Optam então pela competição física, isto é, explica o estudo, "vão à procura das fêmeas" e não cantam para "não atraírem outros machos para o grupo". Mas mesmo assim, devido à grande densidade populacional, a competição surje, levando a comportamentos agressivos entre os machos.
Bóias para gravar o canto
Estes animais têm um comprimento entre os 12 e os 16 metros e pesam cerca de 26 toneladas, mas o seu tamanho não os impede de serem um tanto acrobáticos. Esta espécie de baleia habita ao longo de todos os oceanos, e até em portos e rios, e faz longas migrações para zonas de alimentação no Verão e acasalamento no Inverno.
Durante a migração para as zonas de alimentação, os investigadores utilizaram um sistema de gravações acústicas, a partir do qual puderam rastrear as baleias, juntamente com a “observação de outras baleias a partir de uma estação em terra com base na montanha”.

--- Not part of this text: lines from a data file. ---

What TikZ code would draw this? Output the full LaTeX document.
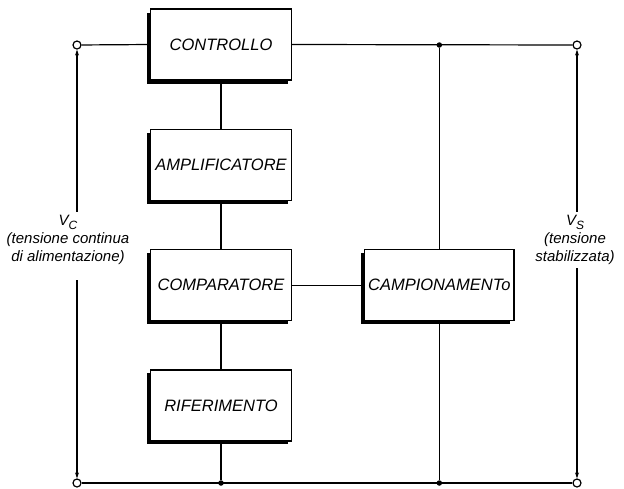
\documentclass[tikz,border=0pt]{standalone}
\usepackage{fontspec}
\setmainfont{Liberation Sans}
\usetikzlibrary{arrows.meta, positioning, shadows}

\newcommand{\subidx}[1]{\raisebox{-0.45ex}{\fontsize{12}{14}\selectfont #1}}

\begin{document}
\begin{tikzpicture}[
    x=1pt, y=-1pt,
    node distance=48pt,
    block/.style={rectangle, draw, fill=white, line width=1.3pt, minimum width=141pt, minimum height=71pt, font=\fontsize{16.5}{19}\selectfont\itshape, drop shadow={shadow xshift=-3.5pt, shadow yshift=-3.5pt, fill=black, opacity=1}},
    wire/.style={line width=1.2pt},
    term/.style={circle, draw, fill=white, line width=1.2pt, inner sep=0pt, minimum size=8pt},
    dot/.style={circle, fill, inner sep=0pt, minimum size=5.5pt},
    volt/.style={align=center, font=\fontsize{15}{18}\selectfont\itshape},
    arrow/.style={-{Stealth[length=6pt, width=4pt]}, line width=1.2pt}
]
    \useasboundingbox (0,0) rectangle (624,488);

    % regulator chain
    \node[block] (ctrl) at (221,44.5) {CONTROLLO};
    \node[block, below=of ctrl] (ampl) {AMPLIFICATORE};
    \node[block, below=of ampl] (comp) {COMPARATORE};
    \node[block, below=of comp] (rif) {RIFERIMENTO};
    \node[block, right=72pt of comp] (camp) {CAMPIONAMENTo};

    % input and output terminals
    \node[term] (tl) at (77,45) {};
    \node[term] (tr) at (577,45) {};
    \node[term] (bl) at (77,483) {};
    \node[term] (br) at (577,483) {};

    % junctions
    \node[dot] (jt) at (camp |- tr) {};
    \node[dot] (jr) at (rif |- bl) {};
    \node[dot] (jc) at (camp |- bl) {};

    % voltages
    \node[volt] (vc) at (68,240) {V\subidx{C}\\(tensione continua\\di alimentazione)};
    \node[volt] (vs) at (575,240) {V\subidx{S}\\(tensione\\stabilizzata)};

    \draw[wire] (tl) -- (ctrl.west);
    \draw[wire] (ctrl.east) -- (tr);
    \draw[wire] (ctrl) -- (ampl);
    \draw[wire] (ampl) -- (comp);
    \draw[wire] (comp) -- (rif);
    \draw[wire] (comp) -- (camp);
    \draw[wire] (camp) -- (jt);
    \draw[wire] (camp) -- (jc);
    \draw[wire] (rif) -- (jr);
    \draw[wire] (bl) -- (br);

    \draw[arrow] (vc.north -| tl) -- (tl);
    \draw[arrow, shorten <=12pt] (vc.south -| bl) -- (bl);
    \draw[arrow] (vs.north -| tr) -- (tr);
    \draw[arrow] (vs.south -| br) -- (br);
\end{tikzpicture}
\end{document}
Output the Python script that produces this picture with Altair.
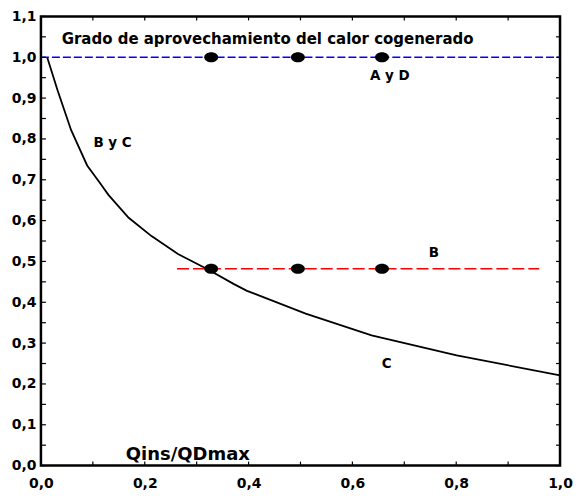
import altair as alt
import pandas as pd

# Curve "B y C" / "C"
curve_x = [0.012, 0.032, 0.058, 0.089, 0.112, 0.130, 0.169, 0.213, 0.264, 0.321, 0.371, 0.397, 0.510, 0.637, 0.801, 1.0]
curve_y = [1.0, 0.919, 0.822, 0.735, 0.695, 0.663, 0.607, 0.562, 0.518, 0.481, 0.445, 0.428, 0.372, 0.319, 0.270, 0.221]

# Horizontal dashed lines
blue_x = [0.0, 1.0]
blue_y = [1.0, 1.0]
red_x = [0.262, 0.960]
red_y = [0.482, 0.482]

# Black ellipse markers
pts_x = [0.328, 0.495, 0.657, 0.328, 0.495, 0.657]
pts_y = [1.0, 1.0, 1.0, 0.482, 0.482, 0.482]

# Annotations
lab_text = ["A y D", "B y C", "B", "C"]
lab_x = [0.672, 0.138, 0.757, 0.666]
lab_y = [0.954, 0.790, 0.521, 0.248]

title_text = ["Grado de aprovechamiento del calor cogenerado"]
title_x = [0.040]
title_y = [1.045]

xlab_text = ["Qins/QDmax"]
xlab_x = [0.283]
xlab_y = [0.027]

x_ticks = [0.0, 0.2, 0.4, 0.6, 0.8, 1.0]
y_ticks = [0.0, 0.1, 0.2, 0.3, 0.4, 0.5, 0.6, 0.7, 0.8, 0.9, 1.0, 1.1]
x_minor = [0.0, 0.1, 0.2, 0.3, 0.4, 0.5, 0.6, 0.7, 0.8, 0.9, 1.0]
y_minor = [0.05 * i for i in range(23)]

W, H = 520, 450
FONT = "DejaVu Sans"

xs = alt.Scale(domain=[0, 1.0], nice=False, zero=False)
ys = alt.Scale(domain=[0, 1.1], nice=False, zero=False)
fmt = "replace(format(datum.value, '.1f'), '.', ',')"

xax = alt.Axis(values=x_ticks, labelExpr=fmt, ticks=False, domain=False, grid=False,
               labelFont=FONT, labelFontSize=14, labelFontWeight="bold", labelColor="black",
               labelPadding=11, title=None, labelFlush=False)
yax = alt.Axis(values=y_ticks, labelExpr=fmt, ticks=False, domain=False, grid=False,
               labelFont=FONT, labelFontSize=14, labelFontWeight="bold", labelColor="black",
               labelPadding=5, title=None)

curve_df = pd.DataFrame({"x": curve_x, "y": curve_y})
curve = alt.Chart(curve_df).mark_line(color="black", strokeWidth=1.8).encode(
    x=alt.X("x:Q", scale=xs, axis=xax), y=alt.Y("y:Q", scale=ys, axis=yax))

blue = alt.Chart(pd.DataFrame({"x": blue_x, "y": blue_y})).mark_line(
    color="#0000ff", strokeWidth=1.6, strokeDash=[8, 3]).encode(
    x=alt.X("x:Q", scale=xs), y=alt.Y("y:Q", scale=ys))

red = alt.Chart(pd.DataFrame({"x": red_x, "y": red_y})).mark_line(
    color="#ff0000", strokeWidth=1.6, strokeDash=[12, 4]).encode(
    x=alt.X("x:Q", scale=xs), y=alt.Y("y:Q", scale=ys))

ellipse = "M -1 0 A 1 0.72 0 1 0 1 0 A 1 0.72 0 1 0 -1 0 Z"
pts = alt.Chart(pd.DataFrame({"x": pts_x, "y": pts_y})).mark_point(
    shape=ellipse, size=196, filled=True, color="black", opacity=1).encode(
    x=alt.X("x:Q", scale=xs), y=alt.Y("y:Q", scale=ys))

labels = alt.Chart(pd.DataFrame({"t": lab_text, "x": lab_x, "y": lab_y})).mark_text(
    font=FONT, fontSize=13.5, fontWeight="bold", color="black", align="center", baseline="middle").encode(
    x=alt.X("x:Q", scale=xs), y=alt.Y("y:Q", scale=ys), text="t:N")

title = alt.Chart(pd.DataFrame({"t": title_text, "x": title_x, "y": title_y})).mark_text(
    font=FONT, fontSize=15, fontWeight="bold", color="black", align="left", baseline="middle").encode(
    x=alt.X("x:Q", scale=xs), y=alt.Y("y:Q", scale=ys), text="t:N")

xlab = alt.Chart(pd.DataFrame({"t": xlab_text, "x": xlab_x, "y": xlab_y})).mark_text(
    font=FONT, fontSize=18, fontWeight="bold", color="black", align="center", baseline="middle").encode(
    x=alt.X("x:Q", scale=xs), y=alt.Y("y:Q", scale=ys), text="t:N")

xt_df = pd.DataFrame({"v": x_minor})
yt_df = pd.DataFrame({"v": y_minor})
tick_b = alt.Chart(xt_df).mark_rule(color="black", strokeWidth=1.2).encode(
    x=alt.X("v:Q", scale=xs), y=alt.value(H), y2=alt.value(H - 4))
tick_t = alt.Chart(xt_df).mark_rule(color="black", strokeWidth=1.2).encode(
    x=alt.X("v:Q", scale=xs), y=alt.value(0), y2=alt.value(4))
tick_l = alt.Chart(yt_df).mark_rule(color="black", strokeWidth=1.2).encode(
    y=alt.Y("v:Q", scale=ys), x=alt.value(0), x2=alt.value(5))
tick_r = alt.Chart(yt_df).mark_rule(color="black", strokeWidth=1.2).encode(
    y=alt.Y("v:Q", scale=ys), x=alt.value(W), x2=alt.value(W - 4))

chart = alt.layer(
    curve, blue, red, pts, labels, title, xlab, tick_b, tick_t, tick_l, tick_r
).properties(
    width=W, height=H,
    padding={"left": 3, "top": 1, "right": 0, "bottom": 0},
    background="white",
).configure_view(stroke="black", strokeWidth=2.5)

chart.save("out.html", embed_options={"renderer": "svg", "actions": False})
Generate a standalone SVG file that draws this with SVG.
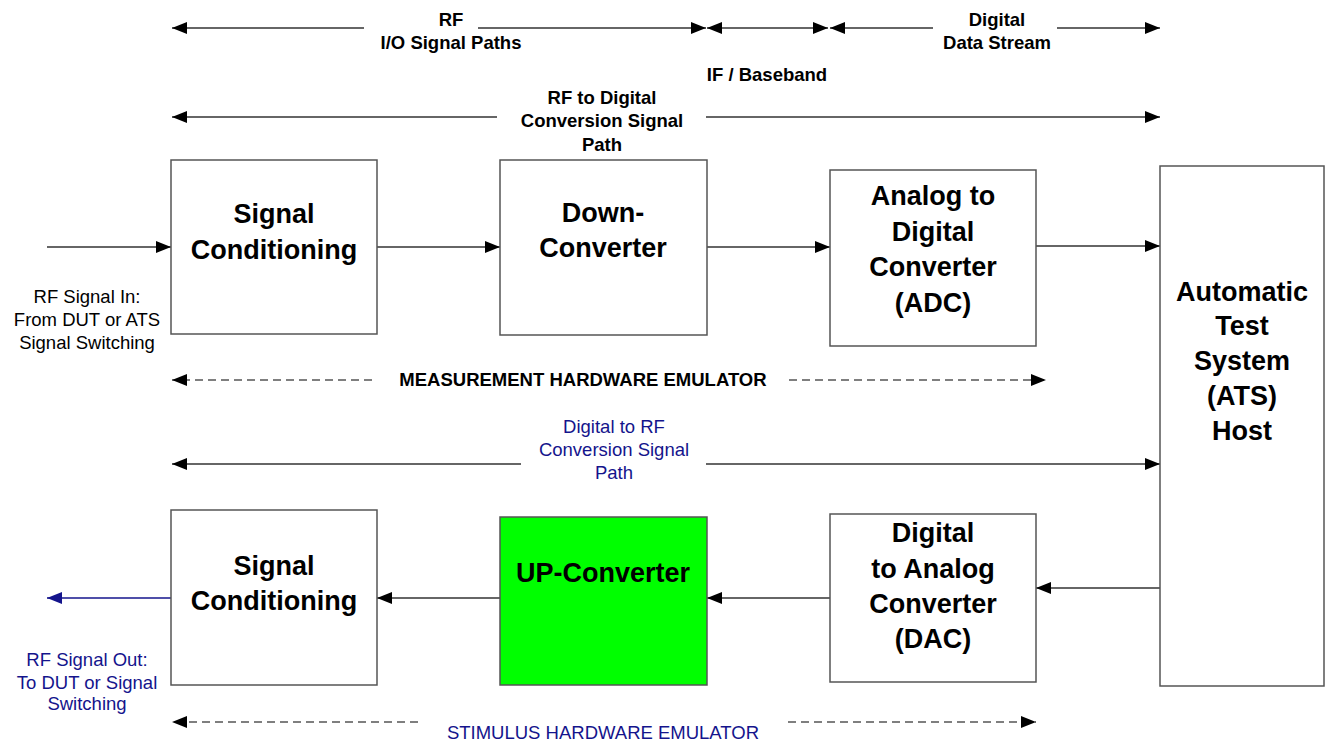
<svg xmlns="http://www.w3.org/2000/svg" width="1332" height="745" viewBox="0 0 1332 745">
<style>
.box{fill:#fff;stroke:#555;stroke-width:1.5}
.bt{font-family:"Liberation Sans",Arial,sans-serif;font-weight:bold;font-size:27px;fill:#000;text-anchor:middle}
.lb{font-family:"Liberation Sans",Arial,sans-serif;font-weight:bold;font-size:18.5px;fill:#000;text-anchor:middle}
.lr{font-family:"Liberation Sans",Arial,sans-serif;font-size:18.5px;fill:#000;text-anchor:middle}
.nv{fill:#14148c}
.ln{stroke:#333;stroke-width:1.3;fill:none}
.nvl{stroke:#14148c;stroke-width:1.3;fill:none}
.ds{stroke:#555;stroke-width:1.3;fill:none;stroke-dasharray:8 5}
</style>
<defs>
<marker id="ah" markerUnits="userSpaceOnUse" markerWidth="16" markerHeight="12" refX="15" refY="6" orient="auto-start-reverse">
<path d="M0,0 L15,6 L0,12 Z" fill="#000"/>
</marker>
<marker id="ahn" markerUnits="userSpaceOnUse" markerWidth="16" markerHeight="12" refX="15" refY="6" orient="auto-start-reverse">
<path d="M0,0 L15,6 L0,12 Z" fill="#14148c"/>
</marker>
</defs>
<g id="connectors">
<line class="ln" x1="364" y1="28" x2="172" y2="28" marker-end="url(#ah)"/>
<line class="ln" x1="478" y1="28" x2="706" y2="28" marker-end="url(#ah)"/>
<line class="ln" x1="707" y1="28" x2="828" y2="28" marker-start="url(#ah)" marker-end="url(#ah)"/>
<line class="ln" x1="933" y1="28" x2="830" y2="28" marker-end="url(#ah)"/>
<line class="ln" x1="1057" y1="28" x2="1160" y2="28" marker-end="url(#ah)"/>
<line class="ln" x1="497" y1="117" x2="172" y2="117" marker-end="url(#ah)"/>
<line class="ln" x1="706" y1="117" x2="1160" y2="117" marker-end="url(#ah)"/>
<line class="ln" x1="47" y1="247" x2="171" y2="247" marker-end="url(#ah)"/>
<line class="ln" x1="377" y1="247" x2="500" y2="247" marker-end="url(#ah)"/>
<line class="ln" x1="707" y1="247" x2="830" y2="247" marker-end="url(#ah)"/>
<line class="ln" x1="1036" y1="246" x2="1160" y2="246" marker-end="url(#ah)"/>
<line class="ds" x1="372" y1="380" x2="172" y2="380" marker-end="url(#ah)"/>
<line class="ds" x1="789" y1="380" x2="1046" y2="380" marker-end="url(#ah)"/>
<line class="ln" x1="521" y1="464" x2="172" y2="464" marker-end="url(#ah)"/>
<line class="ln" x1="706" y1="464" x2="1160" y2="464" marker-end="url(#ah)"/>
<line class="ln" x1="1160" y1="588" x2="1036" y2="588" marker-end="url(#ah)"/>
<line class="ln" x1="830" y1="598" x2="707" y2="598" marker-end="url(#ah)"/>
<line class="ln" x1="500" y1="598" x2="377" y2="598" marker-end="url(#ah)"/>
<line class="nvl" x1="171" y1="598" x2="47" y2="598" marker-end="url(#ahn)"/>
<line class="ds" x1="418" y1="722" x2="172" y2="722" marker-end="url(#ah)"/>
<line class="ds" x1="788" y1="722" x2="1036" y2="722" marker-end="url(#ah)"/>
</g>
<g id="labels">
<text class="lb" x="451" y="26">RF</text>
<text class="lb" x="451" y="49">I/O Signal Paths</text>
<text class="lb" x="997" y="26">Digital</text>
<text class="lb" x="997" y="49">Data Stream</text>
<text class="lb" x="767" y="81">IF / Baseband</text>
<text class="lb" x="602" y="104">RF to Digital</text>
<text class="lb" x="602" y="127">Conversion Signal</text>
<text class="lb" x="602" y="151">Path</text>
<text class="lr" x="87" y="303">RF Signal In:</text>
<text class="lr" x="87" y="326">From DUT or ATS</text>
<text class="lr" x="87" y="349">Signal Switching</text>
<text class="lb" x="583" y="386">MEASUREMENT HARDWARE EMULATOR</text>
<text class="lr nv" x="614" y="433">Digital to RF</text>
<text class="lr nv" x="614" y="456">Conversion Signal</text>
<text class="lr nv" x="614" y="479">Path</text>
<text class="lr nv" x="87" y="666">RF Signal Out:</text>
<text class="lr nv" x="87" y="689">To DUT or Signal</text>
<text class="lr nv" x="87" y="710">Switching</text>
<text class="lr nv" x="603" y="739">STIMULUS HARDWARE EMULATOR</text>
</g>
<g id="sc-top">
<rect class="box" x="171" y="160" width="206" height="174"/>
<text class="bt" x="274" y="223">Signal</text>
<text class="bt" x="274" y="259">Conditioning</text>
</g>
<g id="downconverter">
<rect class="box" x="500" y="160" width="207" height="175"/>
<text class="bt" x="603" y="222">Down-</text>
<text class="bt" x="603" y="257">Converter</text>
</g>
<g id="adc">
<rect class="box" x="830" y="170" width="206" height="176"/>
<text class="bt" x="933" y="205">Analog to</text>
<text class="bt" x="933" y="241">Digital</text>
<text class="bt" x="933" y="276">Converter</text>
<text class="bt" x="933" y="312">(ADC)</text>
</g>
<g id="ats">
<rect class="box" x="1160" y="166" width="164" height="520"/>
<text class="bt" x="1242" y="301">Automatic</text>
<text class="bt" x="1242" y="335">Test</text>
<text class="bt" x="1242" y="370">System</text>
<text class="bt" x="1242" y="405">(ATS)</text>
<text class="bt" x="1242" y="440">Host</text>
</g>
<g id="sc-bottom">
<rect class="box" x="171" y="510" width="206" height="175"/>
<text class="bt" x="274" y="575">Signal</text>
<text class="bt" x="274" y="610">Conditioning</text>
</g>
<g id="upconverter">
<rect class="box" x="500" y="517" width="207" height="168" style="fill:#00ff00"/>
<text class="bt" x="603" y="582">UP-Converter</text>
</g>
<g id="dac">
<rect class="box" x="830" y="514" width="206" height="168"/>
<text class="bt" x="933" y="542">Digital</text>
<text class="bt" x="933" y="578">to Analog</text>
<text class="bt" x="933" y="613">Converter</text>
<text class="bt" x="933" y="648">(DAC)</text>
</g>
</svg>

As gravações acústicas foram feitas por meio de “três a cinco bóias hidrofónicas” (que detectam ondas sonoras debaixo de água), ancoradas a “18 a 28 metros de água”, os sinais recebidos pelas bóias eram então transmitidos para a estação base na costa e, posteriormente, utilizados pelos investigadores para cruzar os dados de diferentes bóias e determinar a posição mais provável dos cantadores.
Os dados recolhidos, afirma Rebecca Dunlop, permitiram à equipa criar “uma imagem dos comportamentos de acasalamento das baleias-jubarte, em termos de quais cantam, quais são machos, também como o seu ambiente social”.
Este estudo procurou perceber quão “flexíveis são os comportamentos animais face a um grande impacto ecológico, no caso, a quase extinção da baleia-jubarte devido à caça à baleia e se as populações animais conseguem recuperar” destes impactos e chegou à conclusão que a adaptação dos rituais de acasalamento desta espécie à sua densidade populacional "pode ter diminuído o risco de extinção deste animal e contribuído para sua recuperação".